*** GIVEN MATERIAL

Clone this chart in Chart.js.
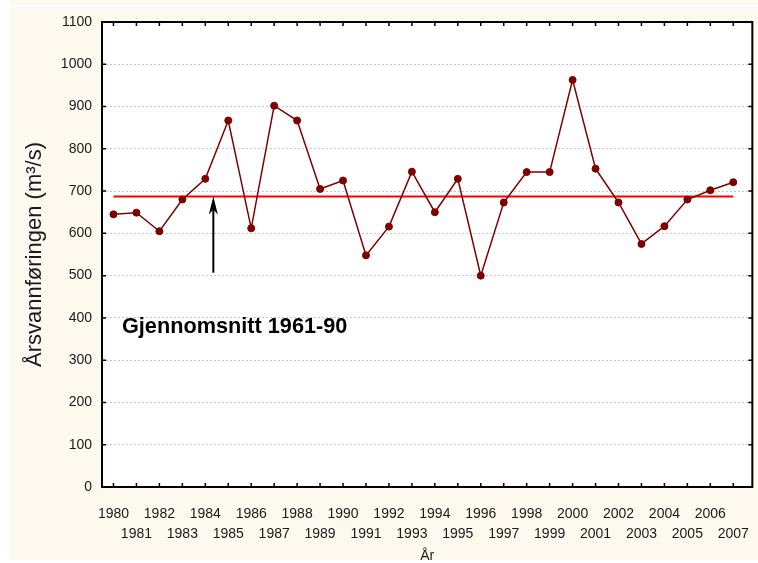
<!DOCTYPE html>
<html>
<head>
<meta charset="utf-8">
<script src="https://cdn.jsdelivr.net/npm/chart.js@4.4.1/dist/chart.umd.min.js"></script>
<style>
  html, body { margin: 0; padding: 0; background: #fff; }
  canvas { display: block; }
</style>
</head>
<body>
<canvas id="flowChart" width="758" height="563"></canvas>
<script>
// årlig vannføring, lest av figuren
const years = [1980, 1981, 1982, 1983, 1984, 1985, 1986, 1987, 1988, 1989,
  1990, 1991, 1992, 1993, 1994, 1995, 1996, 1997, 1998, 1999,
  2000, 2001, 2002, 2003, 2004, 2005, 2006, 2007];
const flow = [645, 649, 605, 680, 729, 867, 612, 902, 867, 705,
  725, 548, 616, 746, 650, 729, 500, 673, 745, 745,
  963, 753, 673, 575, 617, 680, 702, 721];

// gjennomsnitt 1961-90
const avgValue = 687;
const avgYears = [1980, 2007];

// pil og tekst
const arrowYear = 1984.35;
const arrowFrom = 507;
const arrowTo = 687;
const noteText = 'Gjennomsnitt 1961-90';
const noteYear = 1980.37;
const noteValue = 364;

const yTicks = [0, 100, 200, 300, 400, 500, 600, 700, 800, 900, 1000, 1100];

const cream = '#fdf9ee';

const backdrop = {
  id: 'backdrop',
  beforeDraw(chart) {
    const ctx = chart.ctx;
    const a = chart.chartArea;
    ctx.save();
    ctx.fillStyle = '#ffffff';
    ctx.fillRect(0, 0, chart.width, chart.height);
    ctx.fillStyle = cream;
    ctx.fillRect(10, 0, chart.width - 10, 5);
    ctx.fillRect(10, 7, chart.width - 10, 553);
    ctx.fillStyle = '#ffffff';
    ctx.fillRect(a.left, a.top, a.right - a.left, a.bottom - a.top);
    ctx.restore();
  }
};

const frame = {
  id: 'frame',
  afterDatasetsDraw(chart) {
    const ctx = chart.ctx;
    const a = chart.chartArea;
    const xs = chart.scales.x;
    const ys = chart.scales.y;
    ctx.save();

    // pil mot gjennomsnittslinjen
    const ax = xs.getPixelForValue(arrowYear);
    const ay0 = ys.getPixelForValue(arrowFrom);
    const ay1 = ys.getPixelForValue(arrowTo);
    ctx.strokeStyle = '#000';
    ctx.fillStyle = '#000';
    ctx.lineWidth = 2;
    ctx.beginPath();
    ctx.moveTo(ax, ay0);
    ctx.lineTo(ax, ay1 + 10);
    ctx.stroke();
    ctx.beginPath();
    ctx.moveTo(ax, ay1);
    ctx.lineTo(ax + 4.5, ay1 + 18);
    ctx.lineTo(ax, ay1 + 13);
    ctx.lineTo(ax - 4.5, ay1 + 18);
    ctx.closePath();
    ctx.fill();

    ctx.font = 'bold 21.7px "Liberation Sans", Arial, sans-serif';
    ctx.textBaseline = 'alphabetic';
    ctx.textAlign = 'left';
    ctx.fillText(noteText, xs.getPixelForValue(noteYear), ys.getPixelForValue(noteValue));

    // ramme og innvendige tikker
    ctx.lineWidth = 1.5;
    ctx.beginPath();
    years.forEach(v => {
      const px = xs.getPixelForValue(v);
      ctx.moveTo(px, a.top); ctx.lineTo(px, a.top + 4);
      ctx.moveTo(px, a.bottom); ctx.lineTo(px, a.bottom - 4);
    });
    yTicks.forEach(v => {
      const py = ys.getPixelForValue(v);
      ctx.moveTo(a.left, py); ctx.lineTo(a.left + 4, py);
      ctx.moveTo(a.right, py); ctx.lineTo(a.right - 4, py);
    });
    ctx.stroke();
    ctx.lineWidth = 2;
    ctx.strokeRect(a.left, a.top, a.right - a.left, a.bottom - a.top);
    ctx.restore();
  }
};

new Chart(document.getElementById('flowChart'), {
  type: 'line',
  data: {
    datasets: [
      {
        label: 'Årsvannføring',
        data: years.map((y, i) => ({ x: y, y: flow[i] })),
        borderColor: '#800000',
        backgroundColor: '#800000',
        borderWidth: 1.5,
        pointRadius: 3.5,
        pointBorderWidth: 1,
        pointBackgroundColor: '#800000',
        pointBorderColor: '#800000',
        tension: 0
      },
      {
        label: 'Gjennomsnitt 1961-90',
        data: avgYears.map(y => ({ x: y, y: avgValue })),
        borderColor: '#ff0000',
        borderWidth: 2,
        pointRadius: 0,
        tension: 0
      }
    ]
  },
  options: {
    responsive: false,
    animation: false,
    devicePixelRatio: 1,
    layout: { padding: { top: 22, right: 5, left: 0, bottom: 0 } },
    plugins: {
      legend: { display: false },
      tooltip: { enabled: false }
    },
    scales: {
      x: {
        type: 'linear',
        min: 1979.5,
        max: 2007.83,
        afterBuildTicks: scale => { scale.ticks = years.map(v => ({ value: v })); },
        afterFit: scale => { scale.height = 76; },
        grid: { display: false },
        border: { display: false },
        ticks: {
          autoSkip: false,
          maxRotation: 0,
          padding: 9,
          color: '#1a1a1a',
          font: { family: '"Liberation Sans", Arial, sans-serif', size: 14, lineHeight: 1.43 },
          callback: v => (v % 2 === 0 ? [String(v), ''] : ['', String(v)])
        },
        title: {
          display: true,
          text: 'År',
          color: '#1a1a1a',
          padding: { top: 0, bottom: 0 },
          font: { family: '"Liberation Sans", Arial, sans-serif', size: 14, lineHeight: 1 }
        }
      },
      y: {
        min: 0,
        max: 1100,
        afterBuildTicks: scale => { scale.ticks = yTicks.map(v => ({ value: v })); },
        afterFit: scale => { scale.width = 102; },
        grid: { color: '#c8c8c8', lineWidth: 1, drawTicks: false },
        border: { display: false, dash: [2, 2] },
        ticks: {
          padding: 10,
          color: '#1a1a1a',
          font: { family: '"Liberation Sans", Arial, sans-serif', size: 14 },
          callback: v => String(v)
        },
        title: {
          display: true,
          text: 'Årsvannføringen (m³/s)',
          color: '#1a1a1a',
          padding: { top: 22, bottom: 0 },
          font: { family: '"Liberation Sans", Arial, sans-serif', size: 22, lineHeight: 1.2 }
        }
      }
    }
  },
  plugins: [backdrop, frame]
});
</script>
</body>
</html>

******

> **SET PROBLEM**
Leave the pictures out, and print every line of the listing exactly as written.

> **TASK SOLUTION**
Clone this chart in Chart.js.
<!DOCTYPE html>
<html>
<head>
<meta charset="utf-8">
<script src="https://cdn.jsdelivr.net/npm/chart.js@4.4.1/dist/chart.umd.min.js"></script>
<style>
  html, body { margin: 0; padding: 0; background: #fff; }
  canvas { display: block; }
</style>
</head>
<body>
<canvas id="flowChart" width="758" height="563"></canvas>
<script>
// årlig vannføring, lest av figuren
const years = [1980, 1981, 1982, 1983, 1984, 1985, 1986, 1987, 1988, 1989,
  1990, 1991, 1992, 1993, 1994, 1995, 1996, 1997, 1998, 1999,
  2000, 2001, 2002, 2003, 2004, 2005, 2006, 2007];
const flow = [645, 649, 605, 680, 729, 867, 612, 902, 867, 705,
  725, 548, 616, 746, 650, 729, 500, 673, 745, 745,
  963, 753, 673, 575, 617, 680, 702, 721];

// gjennomsnitt 1961-90
const avgValue = 687;
const avgYears = [1980, 2007];

// pil og tekst
const arrowYear = 1984.35;
const arrowFrom = 507;
const arrowTo = 687;
const noteText = 'Gjennomsnitt 1961-90';
const noteYear = 1980.37;
const noteValue = 364;

const yTicks = [0, 100, 200, 300, 400, 500, 600, 700, 800, 900, 1000, 1100];

const cream = '#fdf9ee';

const backdrop = {
  id: 'backdrop',
  beforeDraw(chart) {
    const ctx = chart.ctx;
    const a = chart.chartArea;
    ctx.save();
    ctx.fillStyle = '#ffffff';
    ctx.fillRect(0, 0, chart.width, chart.height);
    ctx.fillStyle = cream;
    ctx.fillRect(10, 0, chart.width - 10, 5);
    ctx.fillRect(10, 7, chart.width - 10, 553);
    ctx.fillStyle = '#ffffff';
    ctx.fillRect(a.left, a.top, a.right - a.left, a.bottom - a.top);
    ctx.restore();
  }
};

const frame = {
  id: 'frame',
  afterDatasetsDraw(chart) {
    const ctx = chart.ctx;
    const a = chart.chartArea;
    const xs = chart.scales.x;
    const ys = chart.scales.y;
    ctx.save();

    // pil mot gjennomsnittslinjen
    const ax = xs.getPixelForValue(arrowYear);
    const ay0 = ys.getPixelForValue(arrowFrom);
    const ay1 = ys.getPixelForValue(arrowTo);
    ctx.strokeStyle = '#000';
    ctx.fillStyle = '#000';
    ctx.lineWidth = 2;
    ctx.beginPath();
    ctx.moveTo(ax, ay0);
    ctx.lineTo(ax, ay1 + 10);
    ctx.stroke();
    ctx.beginPath();
    ctx.moveTo(ax, ay1);
    ctx.lineTo(ax + 4.5, ay1 + 18);
    ctx.lineTo(ax, ay1 + 13);
    ctx.lineTo(ax - 4.5, ay1 + 18);
    ctx.closePath();
    ctx.fill();

    ctx.font = 'bold 21.7px "Liberation Sans", Arial, sans-serif';
    ctx.textBaseline = 'alphabetic';
    ctx.textAlign = 'left';
    ctx.fillText(noteText, xs.getPixelForValue(noteYear), ys.getPixelForValue(noteValue));

    // ramme og innvendige tikker
    ctx.lineWidth = 1.5;
    ctx.beginPath();
    years.forEach(v => {
      const px = xs.getPixelForValue(v);
      ctx.moveTo(px, a.top); ctx.lineTo(px, a.top + 4);
      ctx.moveTo(px, a.bottom); ctx.lineTo(px, a.bottom - 4);
    });
    yTicks.forEach(v => {
      const py = ys.getPixelForValue(v);
      ctx.moveTo(a.left, py); ctx.lineTo(a.left + 4, py);
      ctx.moveTo(a.right, py); ctx.lineTo(a.right - 4, py);
    });
    ctx.stroke();
    ctx.lineWidth = 2;
    ctx.strokeRect(a.left, a.top, a.right - a.left, a.bottom - a.top);
    ctx.restore();
  }
};

new Chart(document.getElementById('flowChart'), {
  type: 'line',
  data: {
    datasets: [
      {
        label: 'Årsvannføring',
        data: years.map((y, i) => ({ x: y, y: flow[i] })),
        borderColor: '#800000',
        backgroundColor: '#800000',
        borderWidth: 1.5,
        pointRadius: 3.5,
        pointBorderWidth: 1,
        pointBackgroundColor: '#800000',
        pointBorderColor: '#800000',
        tension: 0
      },
      {
        label: 'Gjennomsnitt 1961-90',
        data: avgYears.map(y => ({ x: y, y: avgValue })),
        borderColor: '#ff0000',
        borderWidth: 2,
        pointRadius: 0,
        tension: 0
      }
    ]
  },
  options: {
    responsive: false,
    animation: false,
    devicePixelRatio: 1,
    layout: { padding: { top: 22, right: 5, left: 0, bottom: 0 } },
    plugins: {
      legend: { display: false },
      tooltip: { enabled: false }
    },
    scales: {
      x: {
        type: 'linear',
        min: 1979.5,
        max: 2007.83,
        afterBuildTicks: scale => { scale.ticks = years.map(v => ({ value: v })); },
        afterFit: scale => { scale.height = 76; },
        grid: { display: false },
        border: { display: false },
        ticks: {
          autoSkip: false,
          maxRotation: 0,
          padding: 9,
          color: '#1a1a1a',
          font: { family: '"Liberation Sans", Arial, sans-serif', size: 14, lineHeight: 1.43 },
          callback: v => (v % 2 === 0 ? [String(v), ''] : ['', String(v)])
        },
        title: {
          display: true,
          text: 'År',
          color: '#1a1a1a',
          padding: { top: 0, bottom: 0 },
          font: { family: '"Liberation Sans", Arial, sans-serif', size: 14, lineHeight: 1 }
        }
      },
      y: {
        min: 0,
        max: 1100,
        afterBuildTicks: scale => { scale.ticks = yTicks.map(v => ({ value: v })); },
        afterFit: scale => { scale.width = 102; },
        grid: { color: '#c8c8c8', lineWidth: 1, drawTicks: false },
        border: { display: false, dash: [2, 2] },
        ticks: {
          padding: 10,
          color: '#1a1a1a',
          font: { family: '"Liberation Sans", Arial, sans-serif', size: 14 },
          callback: v => String(v)
        },
        title: {
          display: true,
          text: 'Årsvannføringen (m³/s)',
          color: '#1a1a1a',
          padding: { top: 22, bottom: 0 },
          font: { family: '"Liberation Sans", Arial, sans-serif', size: 22, lineHeight: 1.2 }
        }
      }
    }
  },
  plugins: [backdrop, frame]
});
</script>
</body>
</html>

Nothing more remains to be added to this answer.